On Saturday, 24 June 2017 at 10:17:16 UTC, Wulfklaue wrote:
On Saturday, 24 June 2017 at 09:35:56 UTC, Ecstatic Coder wrote:
With all due respect, on the contrary I think that promoting D as a general purpose programming language could be its only chance to really improve its popularity, and thus significantly grow its current user base.

I'm sorry to repeat myself once again on this forum, but it's obvious to me that D's strongest feature at the moment is that it has the best syntax on the market.

I personally will not go that far. Syntax is more about preference. Rust looks dog ugly to me and yet some people find it beautiful.

Personally i find Swift / Kotlin a nicer looking syntax then D.

Reference types, strings, maps, slices, arrays, UFCS, etc, everything is made so that the most obvious and readable code will work both safely and efficiently.

There is absolutely zero syntactic noise, the code is crystal clear.

So instead of losing many potential users by focusing on a niche market (unhappy C++ programmers), D should focus on its major strengths, which already now make it stand high above its competition.

Agrees with that. The problem with a language trying to scope away a specific group of developers, from a existing ecosystem is that your fighting the entire ecosystem, not just the language. That is a mistake that many new languages make.

Why switch over from C++ to D?

Language => Sure.
Tooling => No.
Libraries => No.
Editors => No.
...

That has been the dilemma that not only D has faced. Until you get critical mass where people start writing a massive amount of your ecosystem, its hard to get people to switch over.

For instance, all these programmer-friendly features make D even more convenient for scripting than scripting languages themselves.

True but the same can be said about Go. And Go is even more friendly and has the ecosystem now. You want to write something more exotic. There is big change that somebody wrote a module/package in Go. That is not going on with D. Sure, you can take a existing c library and transform it into D but it still takes work and is not always 100% idiomatic D.

That is the main difference between D and lets say Kotlin. Kotlin build on top of Java and you can native imports all the libraries. There is less effort involved.

Maybe this was mentioned before but a lot of programmers prefer to lazy program. They want to write there code, move forward with there project and not spend time on trying to get "things" to import/convert/work. D has more people who have no issue doing things the "hard" way. I applaud that resolve, i really do. But at the same time its a barrier, a attitude that makes it hard to accept those lazy people like me :)

IMHO, trying to compete directly with C++, C# and Java, with the current state of the language and of its ecosystem, is simply choosing the hardest path to success...

See above. Some people prefer the hard way. The masochists *haha*. I know the angle where your coming from Ecstatic but its hard to convince people. Especially when there is a manpower shortage.

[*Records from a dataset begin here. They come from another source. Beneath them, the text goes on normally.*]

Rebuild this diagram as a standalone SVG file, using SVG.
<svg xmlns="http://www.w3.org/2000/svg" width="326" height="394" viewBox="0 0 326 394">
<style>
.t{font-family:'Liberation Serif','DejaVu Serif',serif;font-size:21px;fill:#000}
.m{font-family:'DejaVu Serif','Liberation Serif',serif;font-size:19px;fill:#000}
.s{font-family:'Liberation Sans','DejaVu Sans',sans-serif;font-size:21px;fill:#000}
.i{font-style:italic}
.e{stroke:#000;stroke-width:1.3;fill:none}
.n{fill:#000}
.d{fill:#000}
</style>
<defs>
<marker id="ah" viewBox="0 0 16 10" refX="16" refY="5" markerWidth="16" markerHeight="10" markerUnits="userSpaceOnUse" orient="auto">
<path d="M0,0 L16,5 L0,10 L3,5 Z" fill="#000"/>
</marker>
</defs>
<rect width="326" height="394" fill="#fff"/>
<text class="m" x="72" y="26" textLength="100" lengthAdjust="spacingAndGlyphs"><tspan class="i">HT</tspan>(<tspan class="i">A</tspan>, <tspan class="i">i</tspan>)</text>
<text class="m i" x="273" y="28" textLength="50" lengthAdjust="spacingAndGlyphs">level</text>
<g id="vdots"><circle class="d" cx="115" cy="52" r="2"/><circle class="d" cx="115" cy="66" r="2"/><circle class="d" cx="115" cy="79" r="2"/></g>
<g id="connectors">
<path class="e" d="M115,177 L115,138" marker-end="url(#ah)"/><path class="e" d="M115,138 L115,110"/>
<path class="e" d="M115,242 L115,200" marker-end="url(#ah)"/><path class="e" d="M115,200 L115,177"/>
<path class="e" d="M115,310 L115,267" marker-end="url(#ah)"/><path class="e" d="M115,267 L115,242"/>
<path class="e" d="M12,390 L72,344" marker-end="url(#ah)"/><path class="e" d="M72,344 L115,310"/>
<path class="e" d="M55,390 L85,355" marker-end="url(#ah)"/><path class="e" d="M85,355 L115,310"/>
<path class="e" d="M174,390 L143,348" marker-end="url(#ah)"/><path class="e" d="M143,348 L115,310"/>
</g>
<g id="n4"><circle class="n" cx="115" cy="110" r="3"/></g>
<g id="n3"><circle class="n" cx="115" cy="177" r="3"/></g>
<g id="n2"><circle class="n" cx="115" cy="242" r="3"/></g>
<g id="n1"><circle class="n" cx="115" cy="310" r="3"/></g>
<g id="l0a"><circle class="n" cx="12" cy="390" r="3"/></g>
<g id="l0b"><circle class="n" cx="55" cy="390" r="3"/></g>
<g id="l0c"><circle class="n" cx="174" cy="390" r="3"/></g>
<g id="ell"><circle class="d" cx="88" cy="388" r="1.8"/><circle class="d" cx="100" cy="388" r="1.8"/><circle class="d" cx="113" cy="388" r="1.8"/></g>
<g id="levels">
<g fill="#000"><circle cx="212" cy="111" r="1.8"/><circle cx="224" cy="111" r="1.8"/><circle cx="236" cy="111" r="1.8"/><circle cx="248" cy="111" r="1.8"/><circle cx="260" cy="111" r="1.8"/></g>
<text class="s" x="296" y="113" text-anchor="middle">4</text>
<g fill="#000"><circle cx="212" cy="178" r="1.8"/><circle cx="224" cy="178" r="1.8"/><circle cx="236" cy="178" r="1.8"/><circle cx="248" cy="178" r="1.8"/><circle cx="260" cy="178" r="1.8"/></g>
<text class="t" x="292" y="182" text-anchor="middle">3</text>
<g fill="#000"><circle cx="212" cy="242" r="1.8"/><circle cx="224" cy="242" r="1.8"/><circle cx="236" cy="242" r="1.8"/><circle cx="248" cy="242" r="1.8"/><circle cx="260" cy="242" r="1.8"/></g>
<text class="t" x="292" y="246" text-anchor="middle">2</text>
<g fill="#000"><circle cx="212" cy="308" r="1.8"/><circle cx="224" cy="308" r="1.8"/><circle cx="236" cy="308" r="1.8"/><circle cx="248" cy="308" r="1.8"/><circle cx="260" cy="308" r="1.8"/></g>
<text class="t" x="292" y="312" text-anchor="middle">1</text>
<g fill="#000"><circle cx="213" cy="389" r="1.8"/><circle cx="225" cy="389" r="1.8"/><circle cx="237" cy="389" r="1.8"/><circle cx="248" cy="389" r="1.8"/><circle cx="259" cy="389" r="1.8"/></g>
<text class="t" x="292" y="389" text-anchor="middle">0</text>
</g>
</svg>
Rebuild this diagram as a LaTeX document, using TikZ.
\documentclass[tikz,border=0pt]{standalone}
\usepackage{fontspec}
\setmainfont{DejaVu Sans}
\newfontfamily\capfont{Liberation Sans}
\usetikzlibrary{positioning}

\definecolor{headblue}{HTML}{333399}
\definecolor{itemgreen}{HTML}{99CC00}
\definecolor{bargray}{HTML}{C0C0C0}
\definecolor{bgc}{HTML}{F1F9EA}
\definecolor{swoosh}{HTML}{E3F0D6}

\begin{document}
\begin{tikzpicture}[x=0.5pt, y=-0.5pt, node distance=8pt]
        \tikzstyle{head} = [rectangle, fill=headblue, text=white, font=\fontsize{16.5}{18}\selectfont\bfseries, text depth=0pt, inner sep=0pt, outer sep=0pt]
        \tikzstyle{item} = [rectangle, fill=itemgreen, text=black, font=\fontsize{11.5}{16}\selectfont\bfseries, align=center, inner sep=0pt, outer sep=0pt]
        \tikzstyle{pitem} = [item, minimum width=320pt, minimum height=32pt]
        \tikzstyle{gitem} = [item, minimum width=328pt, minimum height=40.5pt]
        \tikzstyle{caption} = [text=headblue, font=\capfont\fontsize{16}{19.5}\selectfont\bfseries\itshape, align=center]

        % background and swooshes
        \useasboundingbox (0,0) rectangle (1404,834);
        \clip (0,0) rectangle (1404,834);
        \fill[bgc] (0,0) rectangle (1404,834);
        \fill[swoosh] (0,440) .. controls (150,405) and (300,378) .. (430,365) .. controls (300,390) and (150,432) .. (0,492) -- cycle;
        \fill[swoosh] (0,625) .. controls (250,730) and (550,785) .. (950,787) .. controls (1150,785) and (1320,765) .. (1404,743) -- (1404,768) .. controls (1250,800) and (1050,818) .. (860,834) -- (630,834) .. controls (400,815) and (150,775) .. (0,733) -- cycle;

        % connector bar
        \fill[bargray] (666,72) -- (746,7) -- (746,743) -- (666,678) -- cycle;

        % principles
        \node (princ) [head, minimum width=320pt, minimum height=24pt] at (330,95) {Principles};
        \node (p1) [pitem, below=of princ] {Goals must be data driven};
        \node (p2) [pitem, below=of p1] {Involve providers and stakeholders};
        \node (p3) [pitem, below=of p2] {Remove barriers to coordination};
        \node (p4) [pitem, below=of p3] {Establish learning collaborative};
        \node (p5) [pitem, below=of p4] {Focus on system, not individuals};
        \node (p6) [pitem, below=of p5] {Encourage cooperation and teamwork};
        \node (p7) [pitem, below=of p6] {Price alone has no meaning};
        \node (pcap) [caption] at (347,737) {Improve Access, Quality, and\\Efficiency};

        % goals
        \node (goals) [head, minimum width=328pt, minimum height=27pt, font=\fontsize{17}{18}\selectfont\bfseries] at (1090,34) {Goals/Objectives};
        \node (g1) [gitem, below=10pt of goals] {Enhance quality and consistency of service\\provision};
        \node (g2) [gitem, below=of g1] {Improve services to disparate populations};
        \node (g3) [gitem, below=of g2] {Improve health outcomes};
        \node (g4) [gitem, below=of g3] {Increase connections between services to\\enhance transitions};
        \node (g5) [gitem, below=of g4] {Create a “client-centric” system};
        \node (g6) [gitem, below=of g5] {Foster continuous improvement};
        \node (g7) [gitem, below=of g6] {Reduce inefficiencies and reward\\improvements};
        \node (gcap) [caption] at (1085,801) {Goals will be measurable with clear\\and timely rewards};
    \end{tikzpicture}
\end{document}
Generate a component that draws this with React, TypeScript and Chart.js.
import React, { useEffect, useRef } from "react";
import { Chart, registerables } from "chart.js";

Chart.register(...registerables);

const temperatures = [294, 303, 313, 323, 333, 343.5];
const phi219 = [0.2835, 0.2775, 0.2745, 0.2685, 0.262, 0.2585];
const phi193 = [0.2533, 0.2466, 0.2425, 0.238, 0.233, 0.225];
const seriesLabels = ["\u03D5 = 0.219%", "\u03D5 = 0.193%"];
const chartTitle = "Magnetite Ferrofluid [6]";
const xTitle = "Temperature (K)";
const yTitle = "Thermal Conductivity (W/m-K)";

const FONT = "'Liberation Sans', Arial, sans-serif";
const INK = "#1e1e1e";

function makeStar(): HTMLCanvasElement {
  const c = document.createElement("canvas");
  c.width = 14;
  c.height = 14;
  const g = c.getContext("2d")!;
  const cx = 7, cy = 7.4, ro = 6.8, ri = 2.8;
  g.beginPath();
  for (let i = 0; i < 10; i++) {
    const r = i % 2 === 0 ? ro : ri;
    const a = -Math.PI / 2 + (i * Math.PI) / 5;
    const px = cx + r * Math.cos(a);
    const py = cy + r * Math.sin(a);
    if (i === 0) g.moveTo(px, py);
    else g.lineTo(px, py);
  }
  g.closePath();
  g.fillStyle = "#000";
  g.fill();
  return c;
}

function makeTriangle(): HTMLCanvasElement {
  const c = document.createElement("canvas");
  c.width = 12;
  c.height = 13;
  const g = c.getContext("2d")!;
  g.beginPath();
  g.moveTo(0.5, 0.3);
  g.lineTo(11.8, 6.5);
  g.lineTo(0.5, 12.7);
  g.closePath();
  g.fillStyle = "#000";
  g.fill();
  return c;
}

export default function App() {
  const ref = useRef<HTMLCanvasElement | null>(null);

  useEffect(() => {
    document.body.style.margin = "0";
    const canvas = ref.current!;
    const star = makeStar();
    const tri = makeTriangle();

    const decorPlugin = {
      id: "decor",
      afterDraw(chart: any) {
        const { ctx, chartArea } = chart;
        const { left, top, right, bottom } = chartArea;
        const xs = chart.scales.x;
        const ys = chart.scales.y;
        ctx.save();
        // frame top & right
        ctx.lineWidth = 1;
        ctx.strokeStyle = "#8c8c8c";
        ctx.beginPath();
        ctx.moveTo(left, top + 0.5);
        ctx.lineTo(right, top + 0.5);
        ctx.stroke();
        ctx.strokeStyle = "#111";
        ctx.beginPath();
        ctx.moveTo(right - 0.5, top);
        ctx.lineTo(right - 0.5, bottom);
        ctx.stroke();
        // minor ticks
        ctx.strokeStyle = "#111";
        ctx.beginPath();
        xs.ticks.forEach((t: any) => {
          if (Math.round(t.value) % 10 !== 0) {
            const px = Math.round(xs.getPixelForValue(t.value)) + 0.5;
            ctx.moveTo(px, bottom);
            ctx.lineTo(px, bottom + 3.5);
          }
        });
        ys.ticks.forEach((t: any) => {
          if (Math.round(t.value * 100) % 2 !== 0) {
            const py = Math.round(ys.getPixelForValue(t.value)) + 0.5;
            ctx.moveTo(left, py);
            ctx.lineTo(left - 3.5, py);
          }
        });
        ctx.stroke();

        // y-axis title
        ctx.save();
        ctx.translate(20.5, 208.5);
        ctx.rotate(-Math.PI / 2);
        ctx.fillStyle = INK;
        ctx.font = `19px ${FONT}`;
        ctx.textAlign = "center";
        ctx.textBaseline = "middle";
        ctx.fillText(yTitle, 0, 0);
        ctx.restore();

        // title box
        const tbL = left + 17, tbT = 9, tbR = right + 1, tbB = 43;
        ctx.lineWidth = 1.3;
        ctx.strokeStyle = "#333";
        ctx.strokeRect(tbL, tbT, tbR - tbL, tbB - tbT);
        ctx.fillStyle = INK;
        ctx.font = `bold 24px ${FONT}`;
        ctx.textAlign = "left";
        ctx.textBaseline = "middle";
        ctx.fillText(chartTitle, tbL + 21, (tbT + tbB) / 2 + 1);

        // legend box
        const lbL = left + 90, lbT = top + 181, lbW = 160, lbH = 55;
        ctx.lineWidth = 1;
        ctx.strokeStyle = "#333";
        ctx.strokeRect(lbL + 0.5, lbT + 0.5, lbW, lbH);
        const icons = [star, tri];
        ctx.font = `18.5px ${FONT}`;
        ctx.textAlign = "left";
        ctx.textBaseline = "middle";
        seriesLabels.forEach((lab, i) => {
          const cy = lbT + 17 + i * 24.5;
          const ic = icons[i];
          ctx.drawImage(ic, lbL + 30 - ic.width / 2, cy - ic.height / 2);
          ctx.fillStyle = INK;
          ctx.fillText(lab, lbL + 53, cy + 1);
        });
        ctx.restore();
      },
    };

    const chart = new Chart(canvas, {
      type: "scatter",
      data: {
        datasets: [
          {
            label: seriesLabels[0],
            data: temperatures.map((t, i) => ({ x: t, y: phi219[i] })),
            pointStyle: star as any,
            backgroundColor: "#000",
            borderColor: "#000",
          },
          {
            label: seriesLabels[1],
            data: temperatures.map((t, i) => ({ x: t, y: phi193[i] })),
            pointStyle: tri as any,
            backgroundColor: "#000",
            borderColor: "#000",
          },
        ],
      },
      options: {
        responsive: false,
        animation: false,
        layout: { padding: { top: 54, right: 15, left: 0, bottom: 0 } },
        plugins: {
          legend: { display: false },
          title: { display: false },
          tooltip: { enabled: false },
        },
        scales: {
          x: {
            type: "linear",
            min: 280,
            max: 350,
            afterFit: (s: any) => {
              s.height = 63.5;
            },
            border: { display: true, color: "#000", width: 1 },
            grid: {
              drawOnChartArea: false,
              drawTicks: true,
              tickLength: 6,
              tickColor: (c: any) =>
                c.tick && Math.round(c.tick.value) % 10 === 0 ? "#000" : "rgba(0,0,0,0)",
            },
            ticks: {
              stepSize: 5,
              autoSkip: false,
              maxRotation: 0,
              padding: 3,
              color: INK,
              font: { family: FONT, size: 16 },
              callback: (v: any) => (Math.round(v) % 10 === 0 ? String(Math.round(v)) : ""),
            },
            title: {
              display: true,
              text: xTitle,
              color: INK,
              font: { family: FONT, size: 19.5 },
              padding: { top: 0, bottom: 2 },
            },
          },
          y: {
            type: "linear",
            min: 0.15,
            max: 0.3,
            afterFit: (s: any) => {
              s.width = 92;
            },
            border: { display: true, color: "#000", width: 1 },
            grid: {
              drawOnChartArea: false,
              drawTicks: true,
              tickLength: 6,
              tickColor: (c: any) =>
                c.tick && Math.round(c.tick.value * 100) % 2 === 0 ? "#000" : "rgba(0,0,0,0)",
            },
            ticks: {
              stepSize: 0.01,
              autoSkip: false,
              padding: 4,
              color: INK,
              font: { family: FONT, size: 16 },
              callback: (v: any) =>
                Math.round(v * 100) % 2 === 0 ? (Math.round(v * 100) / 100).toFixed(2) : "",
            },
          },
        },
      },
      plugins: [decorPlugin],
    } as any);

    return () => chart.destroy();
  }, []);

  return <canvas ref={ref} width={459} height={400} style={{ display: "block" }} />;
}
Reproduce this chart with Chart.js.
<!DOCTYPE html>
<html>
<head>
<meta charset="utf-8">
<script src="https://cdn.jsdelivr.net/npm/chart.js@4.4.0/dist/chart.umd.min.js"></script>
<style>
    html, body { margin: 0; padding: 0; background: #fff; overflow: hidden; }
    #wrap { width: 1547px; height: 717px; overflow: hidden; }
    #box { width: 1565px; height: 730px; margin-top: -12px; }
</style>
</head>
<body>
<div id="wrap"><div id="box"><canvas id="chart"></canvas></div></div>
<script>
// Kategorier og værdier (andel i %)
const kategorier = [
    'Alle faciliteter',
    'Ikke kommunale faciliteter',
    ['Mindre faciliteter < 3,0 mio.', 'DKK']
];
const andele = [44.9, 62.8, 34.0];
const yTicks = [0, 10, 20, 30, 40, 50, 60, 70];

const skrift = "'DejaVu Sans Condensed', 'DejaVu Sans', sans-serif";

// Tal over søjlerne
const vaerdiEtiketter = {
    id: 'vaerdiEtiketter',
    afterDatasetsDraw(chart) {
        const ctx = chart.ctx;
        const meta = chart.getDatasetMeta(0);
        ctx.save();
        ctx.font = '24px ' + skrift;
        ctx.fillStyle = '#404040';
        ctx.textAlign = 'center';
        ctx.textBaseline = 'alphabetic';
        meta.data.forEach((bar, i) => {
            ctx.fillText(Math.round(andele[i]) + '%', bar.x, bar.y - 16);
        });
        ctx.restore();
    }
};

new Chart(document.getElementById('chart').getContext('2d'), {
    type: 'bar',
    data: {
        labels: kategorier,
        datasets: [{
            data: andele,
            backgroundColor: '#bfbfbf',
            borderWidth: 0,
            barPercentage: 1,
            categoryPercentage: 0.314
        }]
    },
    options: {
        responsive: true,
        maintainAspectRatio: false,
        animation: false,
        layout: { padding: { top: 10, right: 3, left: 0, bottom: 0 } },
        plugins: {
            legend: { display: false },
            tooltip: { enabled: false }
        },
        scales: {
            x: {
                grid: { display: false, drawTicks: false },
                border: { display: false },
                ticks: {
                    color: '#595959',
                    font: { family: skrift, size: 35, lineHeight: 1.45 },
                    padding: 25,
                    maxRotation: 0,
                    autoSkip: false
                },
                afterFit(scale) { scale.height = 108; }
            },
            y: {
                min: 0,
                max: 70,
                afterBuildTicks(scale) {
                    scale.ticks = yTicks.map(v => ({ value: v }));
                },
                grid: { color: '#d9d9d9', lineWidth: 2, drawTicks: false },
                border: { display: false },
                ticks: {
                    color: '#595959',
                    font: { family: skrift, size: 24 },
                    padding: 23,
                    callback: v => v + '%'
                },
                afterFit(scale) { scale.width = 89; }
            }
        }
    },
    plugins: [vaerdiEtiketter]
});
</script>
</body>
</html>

Frankly, i think the best way to go about moving D to popularity, is simply money. More fully time programmers but that requires money.

I do not understand why D does not have a BountySource account ( salt.bountysource.com ).

Look at nim ( $1,896 last month ) /crystal ( $2,345 this month ):

They publish there fund raising. They motivate people by pointing out the backers. Their income is a extra full time developer ( who wants to work for cheap :) ). The whole D foundation is nice and well but to me it feels like cloak and daggers. It something hiding in the background, something obscure. Maybe i am not expressing myself good again but D its fund raising seems to be largely corporate focused but they seem to lose a big market potential. Corporate funding is harder to get then a lot of small donations.

Its just my two cents but if D wants to grow, it needs full time developers. Not just volunteer work. People who can do the grunt work that volunteers do not want to do ( because its just not sexy ).

I agree with all that you said.

Just about Go, I must say that language is a bit rude, and actually less convenient and versatile than D.

Many convenient features are missing (true reference classes, member function polymorphism, generics, etc).

IMHO, Go is lagging somewhere between C and D.

Kotlin is a better contender, especially with is LLVM implementation.

And with its current ecosystem, I'm sorry to say that indeed Kotlin native is becoming de factor the best alternative to D.